# TASK:
Your copy of the material below should match it exactly, except that it holds no pictures.

* Start SOURCE MATERIAL *

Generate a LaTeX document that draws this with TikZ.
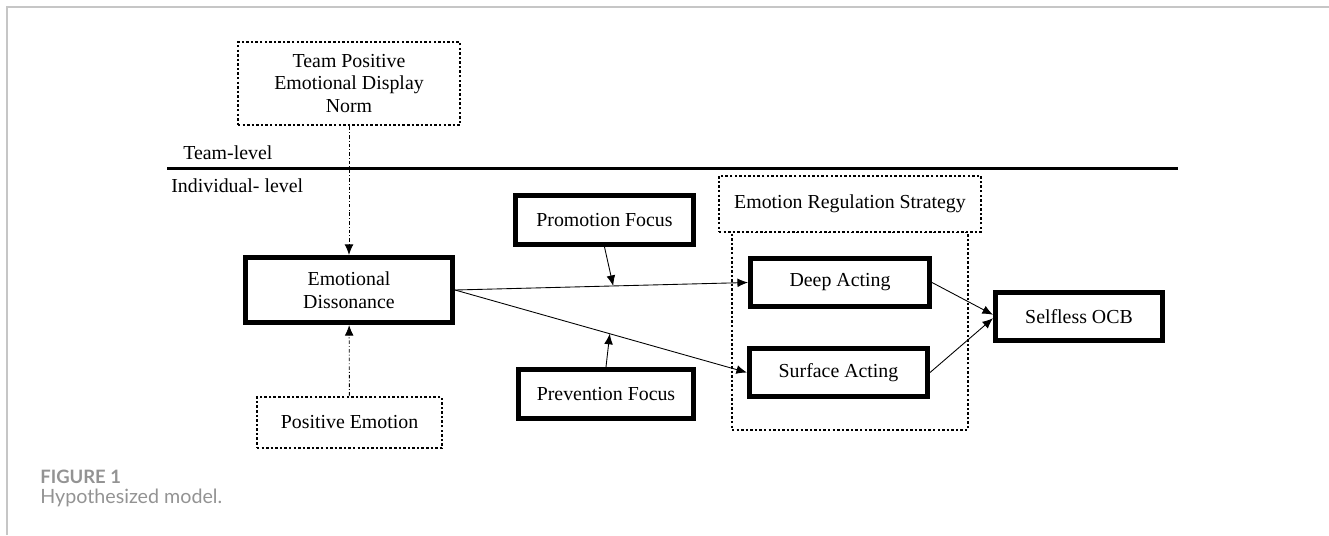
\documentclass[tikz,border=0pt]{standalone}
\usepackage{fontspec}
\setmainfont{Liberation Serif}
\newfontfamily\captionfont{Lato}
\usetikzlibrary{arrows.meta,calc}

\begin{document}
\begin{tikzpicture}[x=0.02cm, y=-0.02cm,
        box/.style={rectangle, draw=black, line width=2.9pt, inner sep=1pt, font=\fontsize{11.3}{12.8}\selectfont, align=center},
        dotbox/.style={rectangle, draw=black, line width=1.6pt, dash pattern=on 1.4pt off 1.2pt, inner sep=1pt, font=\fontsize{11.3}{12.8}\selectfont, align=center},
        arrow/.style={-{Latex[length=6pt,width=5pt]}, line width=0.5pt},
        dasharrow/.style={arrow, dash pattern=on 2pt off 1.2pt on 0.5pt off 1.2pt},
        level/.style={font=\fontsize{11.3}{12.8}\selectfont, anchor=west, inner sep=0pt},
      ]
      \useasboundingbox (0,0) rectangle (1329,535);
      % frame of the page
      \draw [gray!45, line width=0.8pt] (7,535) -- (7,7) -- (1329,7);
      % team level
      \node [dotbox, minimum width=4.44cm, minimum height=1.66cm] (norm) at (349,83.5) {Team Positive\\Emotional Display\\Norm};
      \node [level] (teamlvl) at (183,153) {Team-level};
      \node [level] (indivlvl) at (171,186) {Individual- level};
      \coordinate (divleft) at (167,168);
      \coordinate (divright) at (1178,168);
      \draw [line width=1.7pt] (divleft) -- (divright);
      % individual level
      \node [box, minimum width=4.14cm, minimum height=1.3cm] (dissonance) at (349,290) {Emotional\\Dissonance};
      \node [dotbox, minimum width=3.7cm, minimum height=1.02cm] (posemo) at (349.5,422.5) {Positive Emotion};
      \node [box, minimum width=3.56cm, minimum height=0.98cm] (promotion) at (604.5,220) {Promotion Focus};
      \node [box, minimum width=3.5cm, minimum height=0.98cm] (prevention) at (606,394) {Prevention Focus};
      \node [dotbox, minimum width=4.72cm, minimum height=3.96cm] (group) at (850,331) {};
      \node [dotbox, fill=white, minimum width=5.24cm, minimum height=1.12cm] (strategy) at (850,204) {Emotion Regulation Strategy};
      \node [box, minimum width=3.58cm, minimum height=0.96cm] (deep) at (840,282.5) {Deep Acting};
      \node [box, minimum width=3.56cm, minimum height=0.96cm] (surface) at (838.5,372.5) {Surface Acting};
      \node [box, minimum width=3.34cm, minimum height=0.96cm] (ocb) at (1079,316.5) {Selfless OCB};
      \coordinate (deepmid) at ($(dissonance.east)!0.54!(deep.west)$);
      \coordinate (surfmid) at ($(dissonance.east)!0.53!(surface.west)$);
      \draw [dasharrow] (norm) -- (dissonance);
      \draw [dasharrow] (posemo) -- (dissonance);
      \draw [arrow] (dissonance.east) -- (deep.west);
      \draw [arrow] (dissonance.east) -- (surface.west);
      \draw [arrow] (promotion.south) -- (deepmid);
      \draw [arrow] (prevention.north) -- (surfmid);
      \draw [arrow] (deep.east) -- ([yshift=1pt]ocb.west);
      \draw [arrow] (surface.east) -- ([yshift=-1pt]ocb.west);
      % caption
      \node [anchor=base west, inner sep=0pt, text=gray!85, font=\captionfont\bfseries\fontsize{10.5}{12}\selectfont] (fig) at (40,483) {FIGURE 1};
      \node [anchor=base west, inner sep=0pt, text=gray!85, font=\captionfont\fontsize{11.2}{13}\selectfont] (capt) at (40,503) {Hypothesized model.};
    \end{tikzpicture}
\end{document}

* End SOURCE MATERIAL *

# EXERCISE RESPONSE:
Generate a LaTeX document that draws this with TikZ.
\documentclass[tikz,border=0pt]{standalone}
\usepackage{fontspec}
\setmainfont{Liberation Serif}
\newfontfamily\captionfont{Lato}
\usetikzlibrary{arrows.meta,calc}

\begin{document}
\begin{tikzpicture}[x=0.02cm, y=-0.02cm,
        box/.style={rectangle, draw=black, line width=2.9pt, inner sep=1pt, font=\fontsize{11.3}{12.8}\selectfont, align=center},
        dotbox/.style={rectangle, draw=black, line width=1.6pt, dash pattern=on 1.4pt off 1.2pt, inner sep=1pt, font=\fontsize{11.3}{12.8}\selectfont, align=center},
        arrow/.style={-{Latex[length=6pt,width=5pt]}, line width=0.5pt},
        dasharrow/.style={arrow, dash pattern=on 2pt off 1.2pt on 0.5pt off 1.2pt},
        level/.style={font=\fontsize{11.3}{12.8}\selectfont, anchor=west, inner sep=0pt},
      ]
      \useasboundingbox (0,0) rectangle (1329,535);
      % frame of the page
      \draw [gray!45, line width=0.8pt] (7,535) -- (7,7) -- (1329,7);
      % team level
      \node [dotbox, minimum width=4.44cm, minimum height=1.66cm] (norm) at (349,83.5) {Team Positive\\Emotional Display\\Norm};
      \node [level] (teamlvl) at (183,153) {Team-level};
      \node [level] (indivlvl) at (171,186) {Individual- level};
      \coordinate (divleft) at (167,168);
      \coordinate (divright) at (1178,168);
      \draw [line width=1.7pt] (divleft) -- (divright);
      % individual level
      \node [box, minimum width=4.14cm, minimum height=1.3cm] (dissonance) at (349,290) {Emotional\\Dissonance};
      \node [dotbox, minimum width=3.7cm, minimum height=1.02cm] (posemo) at (349.5,422.5) {Positive Emotion};
      \node [box, minimum width=3.56cm, minimum height=0.98cm] (promotion) at (604.5,220) {Promotion Focus};
      \node [box, minimum width=3.5cm, minimum height=0.98cm] (prevention) at (606,394) {Prevention Focus};
      \node [dotbox, minimum width=4.72cm, minimum height=3.96cm] (group) at (850,331) {};
      \node [dotbox, fill=white, minimum width=5.24cm, minimum height=1.12cm] (strategy) at (850,204) {Emotion Regulation Strategy};
      \node [box, minimum width=3.58cm, minimum height=0.96cm] (deep) at (840,282.5) {Deep Acting};
      \node [box, minimum width=3.56cm, minimum height=0.96cm] (surface) at (838.5,372.5) {Surface Acting};
      \node [box, minimum width=3.34cm, minimum height=0.96cm] (ocb) at (1079,316.5) {Selfless OCB};
      \coordinate (deepmid) at ($(dissonance.east)!0.54!(deep.west)$);
      \coordinate (surfmid) at ($(dissonance.east)!0.53!(surface.west)$);
      \draw [dasharrow] (norm) -- (dissonance);
      \draw [dasharrow] (posemo) -- (dissonance);
      \draw [arrow] (dissonance.east) -- (deep.west);
      \draw [arrow] (dissonance.east) -- (surface.west);
      \draw [arrow] (promotion.south) -- (deepmid);
      \draw [arrow] (prevention.north) -- (surfmid);
      \draw [arrow] (deep.east) -- ([yshift=1pt]ocb.west);
      \draw [arrow] (surface.east) -- ([yshift=-1pt]ocb.west);
      % caption
      \node [anchor=base west, inner sep=0pt, text=gray!85, font=\captionfont\bfseries\fontsize{10.5}{12}\selectfont] (fig) at (40,483) {FIGURE 1};
      \node [anchor=base west, inner sep=0pt, text=gray!85, font=\captionfont\fontsize{11.2}{13}\selectfont] (capt) at (40,503) {Hypothesized model.};
    \end{tikzpicture}
\end{document}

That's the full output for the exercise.